▶ **Stated exercise**: Starting at the line containing "Give me the matplotlib source for this chart." and ending at the line containing "ax.plot(min_years, min_res, '-', color=red, lw=1.3, zorder=3)", reproduce each line exactly as written, with both end lines included and all pictures omitted.

Records with drawing code
----------
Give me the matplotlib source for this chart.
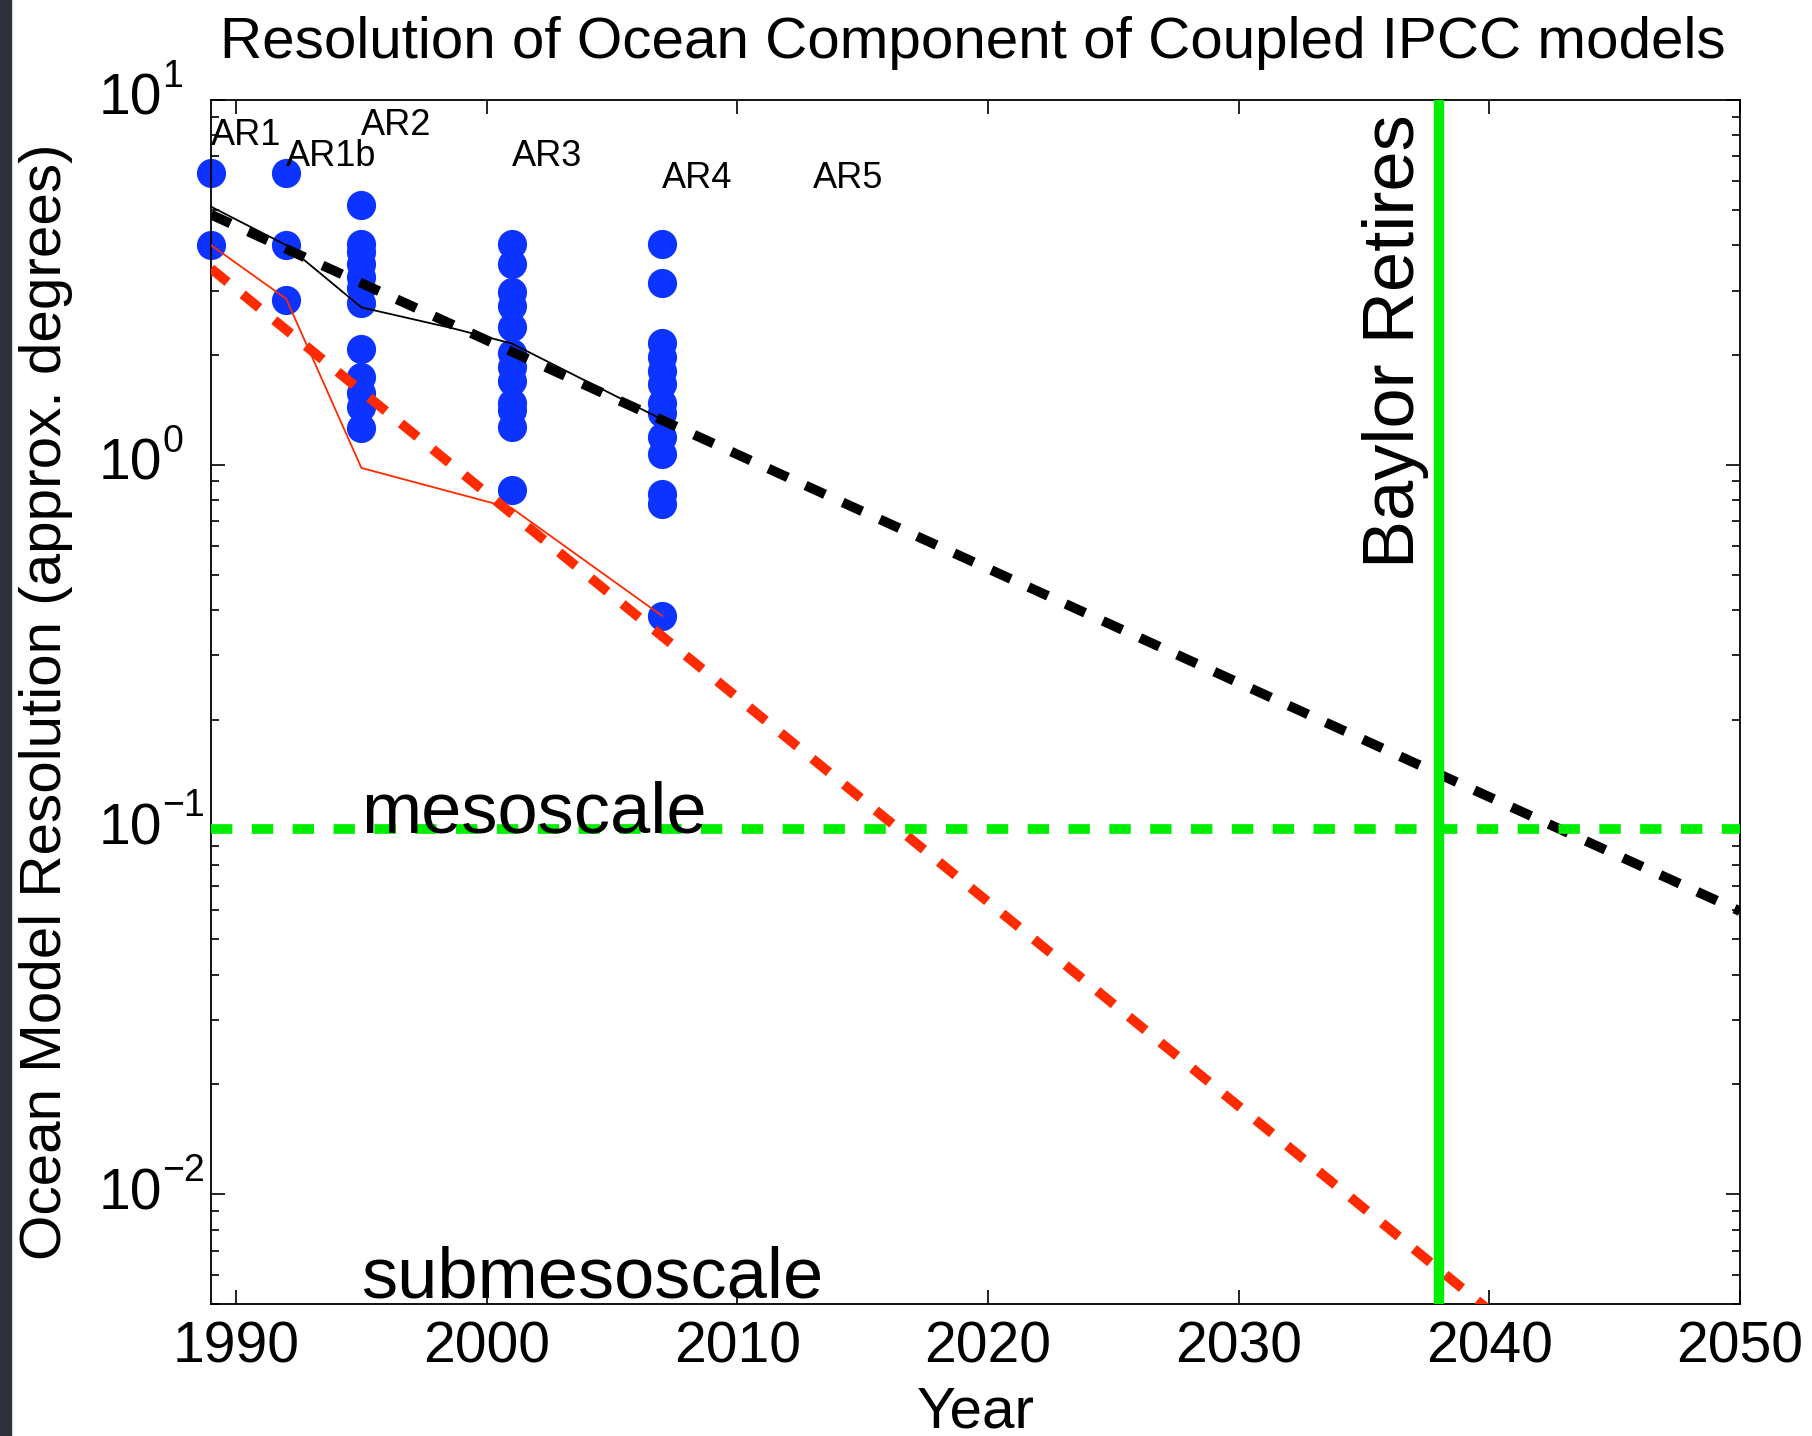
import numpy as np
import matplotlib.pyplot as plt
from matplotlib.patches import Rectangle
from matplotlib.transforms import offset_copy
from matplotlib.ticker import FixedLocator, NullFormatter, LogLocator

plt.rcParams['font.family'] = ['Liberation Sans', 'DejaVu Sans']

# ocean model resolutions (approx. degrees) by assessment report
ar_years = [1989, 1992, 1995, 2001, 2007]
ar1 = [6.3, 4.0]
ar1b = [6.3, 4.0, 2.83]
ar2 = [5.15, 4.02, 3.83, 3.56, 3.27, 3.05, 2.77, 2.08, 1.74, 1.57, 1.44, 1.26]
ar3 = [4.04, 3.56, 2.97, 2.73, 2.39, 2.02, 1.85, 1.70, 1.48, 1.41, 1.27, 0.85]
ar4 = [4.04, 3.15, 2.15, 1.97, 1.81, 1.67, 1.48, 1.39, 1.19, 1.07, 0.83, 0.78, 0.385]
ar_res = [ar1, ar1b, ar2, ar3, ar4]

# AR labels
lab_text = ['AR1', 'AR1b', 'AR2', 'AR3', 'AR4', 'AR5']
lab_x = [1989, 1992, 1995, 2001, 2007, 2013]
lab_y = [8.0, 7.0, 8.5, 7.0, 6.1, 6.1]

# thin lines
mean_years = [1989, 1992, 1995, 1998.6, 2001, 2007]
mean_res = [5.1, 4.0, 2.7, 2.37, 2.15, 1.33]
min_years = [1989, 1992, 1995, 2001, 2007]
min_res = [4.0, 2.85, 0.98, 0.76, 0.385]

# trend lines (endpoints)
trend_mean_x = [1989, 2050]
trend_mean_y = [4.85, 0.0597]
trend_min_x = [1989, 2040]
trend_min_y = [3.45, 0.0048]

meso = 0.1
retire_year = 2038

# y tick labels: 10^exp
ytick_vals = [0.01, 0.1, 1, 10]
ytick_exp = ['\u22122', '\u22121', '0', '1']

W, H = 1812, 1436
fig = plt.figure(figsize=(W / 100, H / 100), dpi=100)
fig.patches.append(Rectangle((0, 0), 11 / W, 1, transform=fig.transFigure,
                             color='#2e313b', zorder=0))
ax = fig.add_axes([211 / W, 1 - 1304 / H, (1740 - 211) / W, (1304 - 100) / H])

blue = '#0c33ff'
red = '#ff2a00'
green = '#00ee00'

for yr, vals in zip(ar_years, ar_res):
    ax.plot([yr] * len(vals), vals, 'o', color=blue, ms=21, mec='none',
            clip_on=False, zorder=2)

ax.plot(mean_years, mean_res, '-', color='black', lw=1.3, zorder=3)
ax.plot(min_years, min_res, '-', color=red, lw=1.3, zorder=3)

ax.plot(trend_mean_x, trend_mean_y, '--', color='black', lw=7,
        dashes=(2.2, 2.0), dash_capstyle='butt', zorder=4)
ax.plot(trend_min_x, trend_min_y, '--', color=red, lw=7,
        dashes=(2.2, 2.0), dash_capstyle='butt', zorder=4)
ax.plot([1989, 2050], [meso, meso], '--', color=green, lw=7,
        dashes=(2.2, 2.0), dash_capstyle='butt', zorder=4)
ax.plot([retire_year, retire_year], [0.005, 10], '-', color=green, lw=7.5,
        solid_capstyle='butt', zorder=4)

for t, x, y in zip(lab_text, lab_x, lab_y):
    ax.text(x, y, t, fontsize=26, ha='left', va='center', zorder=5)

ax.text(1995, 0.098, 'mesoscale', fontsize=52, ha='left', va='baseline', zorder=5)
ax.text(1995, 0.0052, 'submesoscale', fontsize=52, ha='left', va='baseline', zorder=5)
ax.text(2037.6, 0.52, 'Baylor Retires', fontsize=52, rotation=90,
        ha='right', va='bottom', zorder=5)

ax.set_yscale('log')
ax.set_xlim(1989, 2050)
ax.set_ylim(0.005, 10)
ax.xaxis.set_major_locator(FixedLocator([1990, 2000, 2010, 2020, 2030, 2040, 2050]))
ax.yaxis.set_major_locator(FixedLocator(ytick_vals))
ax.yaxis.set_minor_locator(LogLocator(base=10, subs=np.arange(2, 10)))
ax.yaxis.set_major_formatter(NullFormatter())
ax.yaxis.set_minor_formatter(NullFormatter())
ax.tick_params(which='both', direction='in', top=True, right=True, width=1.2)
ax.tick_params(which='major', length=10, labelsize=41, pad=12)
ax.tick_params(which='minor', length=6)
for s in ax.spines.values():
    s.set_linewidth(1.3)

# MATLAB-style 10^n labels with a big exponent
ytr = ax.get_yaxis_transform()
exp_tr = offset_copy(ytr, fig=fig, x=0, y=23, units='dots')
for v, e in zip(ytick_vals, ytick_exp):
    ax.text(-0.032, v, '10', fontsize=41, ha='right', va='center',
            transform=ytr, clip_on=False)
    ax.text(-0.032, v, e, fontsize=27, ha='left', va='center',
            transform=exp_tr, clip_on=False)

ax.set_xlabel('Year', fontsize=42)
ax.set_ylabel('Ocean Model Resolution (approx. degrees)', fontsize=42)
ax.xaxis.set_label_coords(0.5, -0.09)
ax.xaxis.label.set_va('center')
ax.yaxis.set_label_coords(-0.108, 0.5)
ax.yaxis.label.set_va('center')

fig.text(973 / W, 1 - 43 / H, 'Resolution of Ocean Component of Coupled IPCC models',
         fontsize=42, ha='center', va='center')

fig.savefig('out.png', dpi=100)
----------
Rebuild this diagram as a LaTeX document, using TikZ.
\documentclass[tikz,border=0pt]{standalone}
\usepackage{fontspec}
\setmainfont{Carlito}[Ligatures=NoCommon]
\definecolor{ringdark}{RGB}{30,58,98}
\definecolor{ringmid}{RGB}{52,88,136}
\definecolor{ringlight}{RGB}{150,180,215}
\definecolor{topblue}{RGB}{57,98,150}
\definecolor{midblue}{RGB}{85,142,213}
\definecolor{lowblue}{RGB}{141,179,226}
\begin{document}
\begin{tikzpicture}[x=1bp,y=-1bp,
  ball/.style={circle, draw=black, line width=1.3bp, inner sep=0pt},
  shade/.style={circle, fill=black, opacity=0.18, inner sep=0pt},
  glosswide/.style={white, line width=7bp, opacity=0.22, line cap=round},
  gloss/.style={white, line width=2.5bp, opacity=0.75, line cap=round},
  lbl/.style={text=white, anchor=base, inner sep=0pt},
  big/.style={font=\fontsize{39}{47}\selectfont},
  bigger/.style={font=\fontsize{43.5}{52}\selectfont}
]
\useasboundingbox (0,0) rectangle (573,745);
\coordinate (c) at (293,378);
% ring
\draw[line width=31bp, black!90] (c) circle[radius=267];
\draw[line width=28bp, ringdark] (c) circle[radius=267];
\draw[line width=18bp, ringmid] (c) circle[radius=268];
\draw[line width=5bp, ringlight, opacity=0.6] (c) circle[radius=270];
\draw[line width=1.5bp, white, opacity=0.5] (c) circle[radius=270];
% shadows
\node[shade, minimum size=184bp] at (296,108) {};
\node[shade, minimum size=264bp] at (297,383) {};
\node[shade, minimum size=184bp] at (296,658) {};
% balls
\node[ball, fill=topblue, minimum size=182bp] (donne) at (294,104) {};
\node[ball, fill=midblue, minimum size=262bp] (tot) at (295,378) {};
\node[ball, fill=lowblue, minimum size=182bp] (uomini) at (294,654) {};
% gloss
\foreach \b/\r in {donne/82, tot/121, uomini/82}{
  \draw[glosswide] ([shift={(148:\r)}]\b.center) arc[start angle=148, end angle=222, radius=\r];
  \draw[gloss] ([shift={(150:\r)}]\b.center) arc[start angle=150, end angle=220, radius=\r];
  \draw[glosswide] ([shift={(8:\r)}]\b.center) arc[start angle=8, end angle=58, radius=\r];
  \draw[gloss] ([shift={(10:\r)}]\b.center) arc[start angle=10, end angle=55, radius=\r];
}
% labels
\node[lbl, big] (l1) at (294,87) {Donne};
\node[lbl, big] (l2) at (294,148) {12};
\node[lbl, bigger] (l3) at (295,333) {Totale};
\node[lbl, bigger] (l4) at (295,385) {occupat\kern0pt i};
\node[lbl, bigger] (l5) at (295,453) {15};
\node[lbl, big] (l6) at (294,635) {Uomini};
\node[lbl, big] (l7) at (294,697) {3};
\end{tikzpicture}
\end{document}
----------
▶ **Exercise output**:
Give me the matplotlib source for this chart.
import numpy as np
import matplotlib.pyplot as plt
from matplotlib.patches import Rectangle
from matplotlib.transforms import offset_copy
from matplotlib.ticker import FixedLocator, NullFormatter, LogLocator

plt.rcParams['font.family'] = ['Liberation Sans', 'DejaVu Sans']

# ocean model resolutions (approx. degrees) by assessment report
ar_years = [1989, 1992, 1995, 2001, 2007]
ar1 = [6.3, 4.0]
ar1b = [6.3, 4.0, 2.83]
ar2 = [5.15, 4.02, 3.83, 3.56, 3.27, 3.05, 2.77, 2.08, 1.74, 1.57, 1.44, 1.26]
ar3 = [4.04, 3.56, 2.97, 2.73, 2.39, 2.02, 1.85, 1.70, 1.48, 1.41, 1.27, 0.85]
ar4 = [4.04, 3.15, 2.15, 1.97, 1.81, 1.67, 1.48, 1.39, 1.19, 1.07, 0.83, 0.78, 0.385]
ar_res = [ar1, ar1b, ar2, ar3, ar4]

# AR labels
lab_text = ['AR1', 'AR1b', 'AR2', 'AR3', 'AR4', 'AR5']
lab_x = [1989, 1992, 1995, 2001, 2007, 2013]
lab_y = [8.0, 7.0, 8.5, 7.0, 6.1, 6.1]

# thin lines
mean_years = [1989, 1992, 1995, 1998.6, 2001, 2007]
mean_res = [5.1, 4.0, 2.7, 2.37, 2.15, 1.33]
min_years = [1989, 1992, 1995, 2001, 2007]
min_res = [4.0, 2.85, 0.98, 0.76, 0.385]

# trend lines (endpoints)
trend_mean_x = [1989, 2050]
trend_mean_y = [4.85, 0.0597]
trend_min_x = [1989, 2040]
trend_min_y = [3.45, 0.0048]

meso = 0.1
retire_year = 2038

# y tick labels: 10^exp
ytick_vals = [0.01, 0.1, 1, 10]
ytick_exp = ['\u22122', '\u22121', '0', '1']

W, H = 1812, 1436
fig = plt.figure(figsize=(W / 100, H / 100), dpi=100)
fig.patches.append(Rectangle((0, 0), 11 / W, 1, transform=fig.transFigure,
                             color='#2e313b', zorder=0))
ax = fig.add_axes([211 / W, 1 - 1304 / H, (1740 - 211) / W, (1304 - 100) / H])

blue = '#0c33ff'
red = '#ff2a00'
green = '#00ee00'

for yr, vals in zip(ar_years, ar_res):
    ax.plot([yr] * len(vals), vals, 'o', color=blue, ms=21, mec='none',
            clip_on=False, zorder=2)

ax.plot(mean_years, mean_res, '-', color='black', lw=1.3, zorder=3)
ax.plot(min_years, min_res, '-', color=red, lw=1.3, zorder=3)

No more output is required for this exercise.